A força e a velocidade das mudanças do presente e do futuro – nunca mais seremos os mesmos que pensávamos que íamos ser – se repetem na alteração do passado. A historiografia de nossos dias está produzindo sínteses sensacionais, baseada em estudos acadêmicos de variado tipo e alcance. O resultado é que precisamos mudar nosso modo de pensar o que pensávamos estar lá atrás, parado, inerte.
Aqui vai uma dessas sínteses: 1499 – O Brasil Antes de Cabral, de Reinaldo José Lopes (editora Harper Collins), jornalista de ciência especializado em evolução e Pré-História. Um passeio instruído sobre o que se sabe agora acerca desta parte do mundo que viria a ser o Brasil. Como eram os nativos? Com que elementos organizavam sua vida? Quais eram as principais etnias? Como se diferenciavam?

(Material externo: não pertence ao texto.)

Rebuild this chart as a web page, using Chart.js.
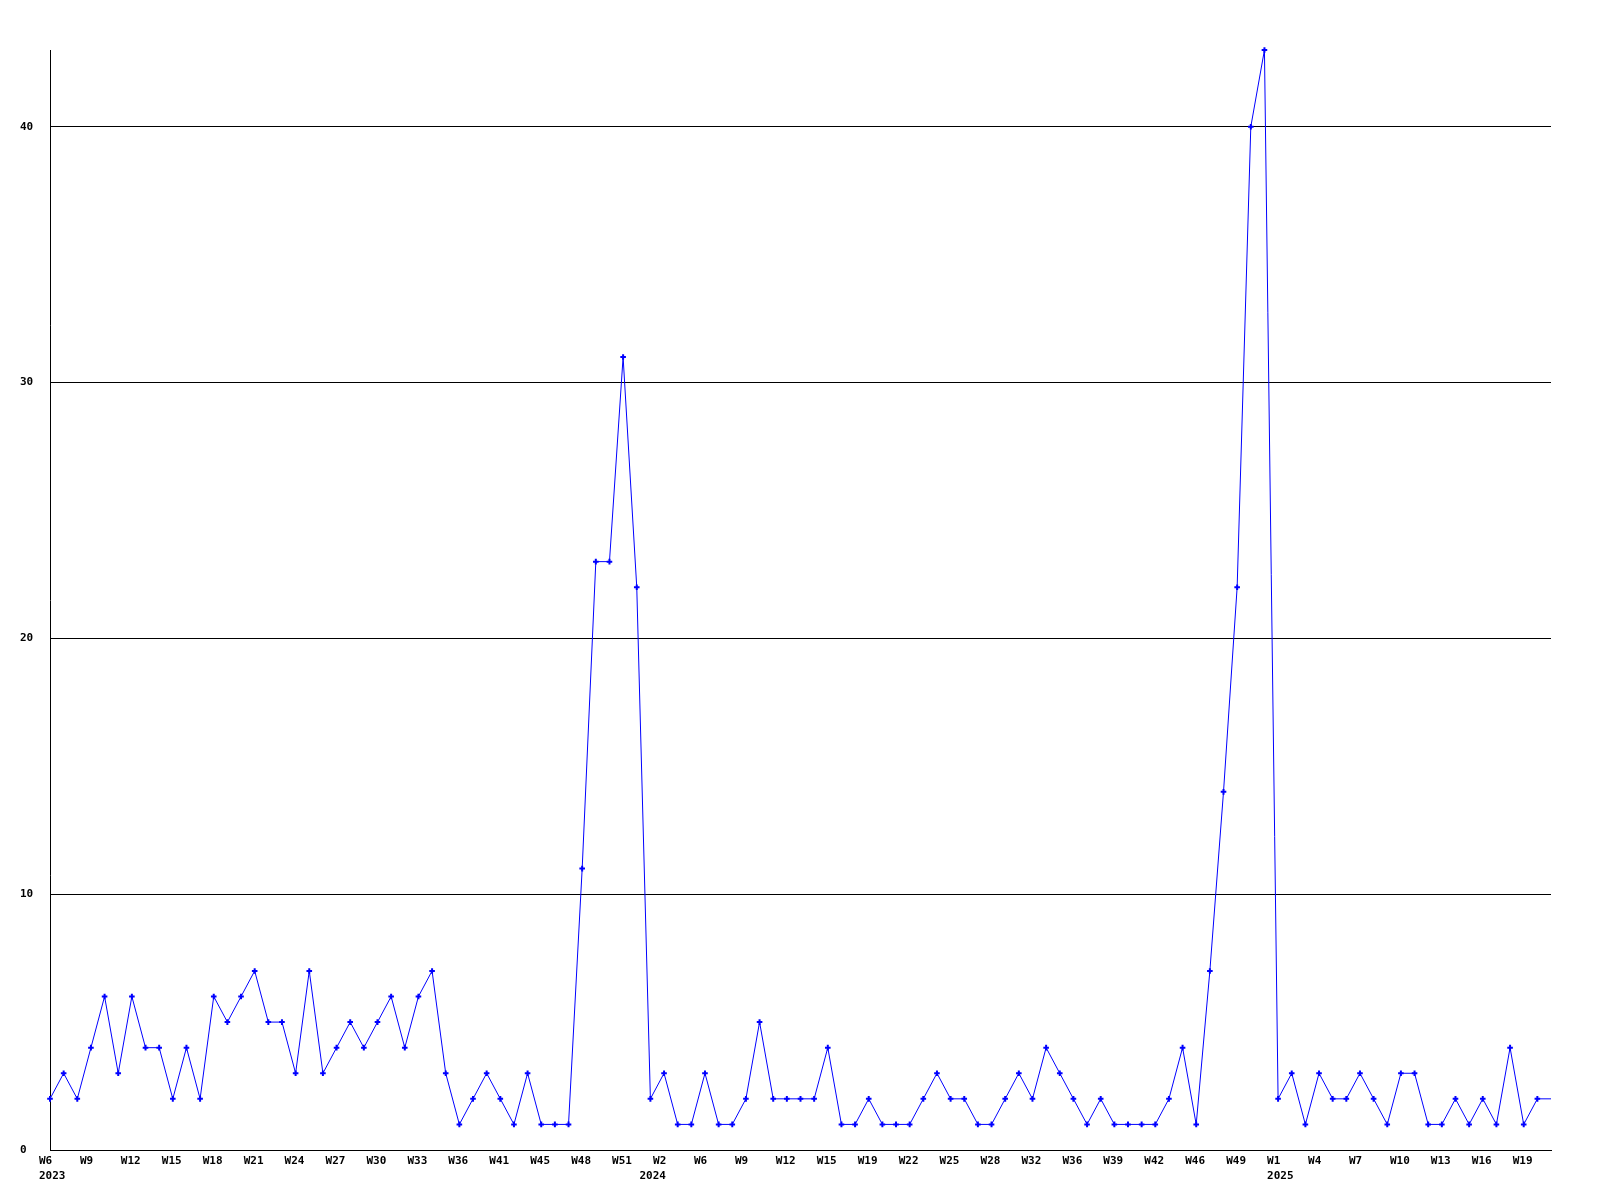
<!DOCTYPE html>
<html>
<head>
<meta charset="utf-8">
<title>Weekly count</title>
<script src="https://cdn.jsdelivr.net/npm/chart.js@4/dist/chart.umd.min.js"></script>
<style>
  html, body { margin: 0; padding: 0; background: #fff; }
  #wrap { width: 1600px; height: 1200px; }
</style>
</head>
<body>
<div id="wrap"><canvas id="weekly" width="1600" height="1200"></canvas></div>
<script>
/******* data *******/
// weeks per year (some weeks have no point, so they are skipped)
const weeks2023 = ['W6','W7','W8','W9','W10','W11','W12','W13','W14','W15','W16','W17','W18','W19','W20',
    'W21','W22','W23','W24','W25','W26','W27','W28','W29','W30','W31','W32','W33','W34','W35',
    'W36','W37','W39','W41','W42','W44','W45','W46','W47','W48','W49','W50','W51','W52'];
const counts2023 = [2,3,2,4,6,3,6,4,4,2,4,2,6,5,6,
    7,5,5,3,7,3,4,5,4,5,6,4,6,7,3,
    1,2,3,2,1,3,1,1,1,11,23,23,31,22];

const weeks2024 = ['W1','W2','W3','W5','W6','W7','W8','W9','W10','W11','W12','W13','W14','W15','W16',
    'W18','W19','W20','W21','W22','W23','W24','W25','W26','W27','W28','W29','W31','W32','W33',
    'W35','W36','W37','W38','W39','W40','W41','W42','W43','W45','W46','W47','W48','W49','W50','W52'];
const counts2024 = [2,3,1,1,3,1,1,2,5,2,2,2,2,4,1,
    1,2,1,1,1,2,3,2,2,1,1,2,3,2,4,
    3,2,1,2,1,1,1,1,2,4,1,7,14,22,40,43];

const weeks2025 = ['W1','W2','W3','W4','W5','W6','W7','W8','W9','W10','W11','W12','W13','W14','W15',
    'W16','W17','W18','W19','W20','W21'];
const counts2025 = [2,3,1,3,2,2,3,2,1,3,3,1,1,2,1,
    2,1,4,1,2,2];

const yearNames = ['2023', '2024', '2025'];
const yTicks = [0, 10, 20, 30, 40];

/******* building the series *******/
const weekLists = [weeks2023, weeks2024, weeks2025];
const countLists = [counts2023, counts2024, counts2025];
const labels = [].concat(...weekLists);
const counts = [].concat(...countLists);
const yearStart = {}; // index of first week of each year -> year
let pos = 0;
weekLists.forEach((list, n) => { yearStart[pos] = yearNames[n]; pos += list.length; });
const lastIndex = counts.length - 1;

const tickFont = { family: 'DejaVu Sans Mono', size: 11, weight: 'bold', lineHeight: 1.36 };

/******* chart *******/
const ctx = document.getElementById('weekly').getContext('2d');
const weeklyChart = new Chart(ctx, {
    type: 'line',
    data: {
        labels: labels,
        datasets: [{
            data: counts,
            borderColor: '#0000ff',
            backgroundColor: '#0000ff',
            borderWidth: 1,
            tension: 0,
            fill: false,
            clip: false,
            pointStyle: 'cross',
            pointRadius: c => c.dataIndex === lastIndex ? 0 : 2.8,
            pointBorderWidth: 2,
            pointBorderColor: '#0000ff',
            pointBackgroundColor: '#0000ff'
        }]
    },
    options: {
        responsive: false,
        animation: false,
        layout: { padding: { left: 20, right: 49, top: 50, bottom: 0 } },
        plugins: {
            legend: { display: false },
            tooltip: { enabled: false }
        },
        scales: {
            x: {
                type: 'category',
                offset: false,
                grid: { display: false, drawTicks: false },
                border: { display: true, color: '#000', width: 1 },
                afterFit: axis => { axis.height = 50; },
                ticks: {
                    autoSkip: false,
                    maxRotation: 0,
                    minRotation: 0,
                    align: 'start',
                    labelOffset: -11,
                    padding: 4,
                    color: '#000',
                    font: tickFont,
                    callback: (value, index) => {
                        const week = index % 3 === 0 ? labels[index] : '';
                        if (yearStart[index]) return [week, yearStart[index]];
                        return week || null;
                    }
                }
            },
            y: {
                min: 0,
                max: 43,
                grid: { color: '#000', lineWidth: 1, drawTicks: false },
                border: { display: true, color: '#000', width: 1 },
                afterFit: axis => { axis.width = 30; },
                afterBuildTicks: axis => { axis.ticks = yTicks.map(v => ({ value: v })); },
                ticks: {
                    crossAlign: 'far',
                    color: '#000',
                    font: tickFont
                }
            }
        }
    }
});
</script>
</body>
</html>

Sim, tudo isso tem resposta boa, escrita em português de gente e até bom humor. Dois exemplos: eram quatro as grandes etnias por aqui: carib, aruak, tupi e macro-jê. Aqui no Sul as duas últimas são centrais, e o livro as descreve com ótima clareza, mostrando suas diferenças e combatendo incontáveis preconceitos.
Outro exemplo é a resposta que Lopes dá a uma pergunta que atualmente a direita furiosa tem feito, para falar mal de indígena local: por que os europeus venceram, se aqui havia milhares de anos de vida? Que superioridade eles tinham sobre os americanos?
Uma delas era sem dúvida a enorme quantidade de bichos domesticados lá, contra escassíssimos aqui. Os grandes animais americanos (chegaram a ser mais de 80 espécies) haviam sido extintos, tendo restado aqui apenas a anta e a onça no Sul, mais bisão, alce e uma rena no Norte, contra dezenas lá. Domesticados, aqui, só quatro; muito pouco, comparado com a Eurásia – vaca, cabra, ovelha, porco, cavalo, galinha, jumento, camelo. Esses animais reuniam traços favoráveis para humanos: eram herbívoros (não comiam o homem), de grande tamanho (permitiam força de tração para a agricultura e a guerra), temperamento favorável (se deixaram domar) e vida em grupos numerosos e pacíficos (permitindo ao humano ocupar o lugar de dominante).
Os ameríndios não tiveram, por exemplo, a chance de beber leite de vaca, nem obtinham seu couro e as proteínas de sua carne, ou de usar o forte boi na lavoura. E para piorar, os criadores de animais na Eurásia tiveram tempo de adquirir deles parasitas microscópicas, tendo então um destino evolutivo particular – não morriam mais de muitos tipos de doenças que, quando apresentadas aos ameríndios, causaram aqui uma mortandade infernal.
História com nova luz, enfim. Um ótimo negócio para alongar a perspectiva.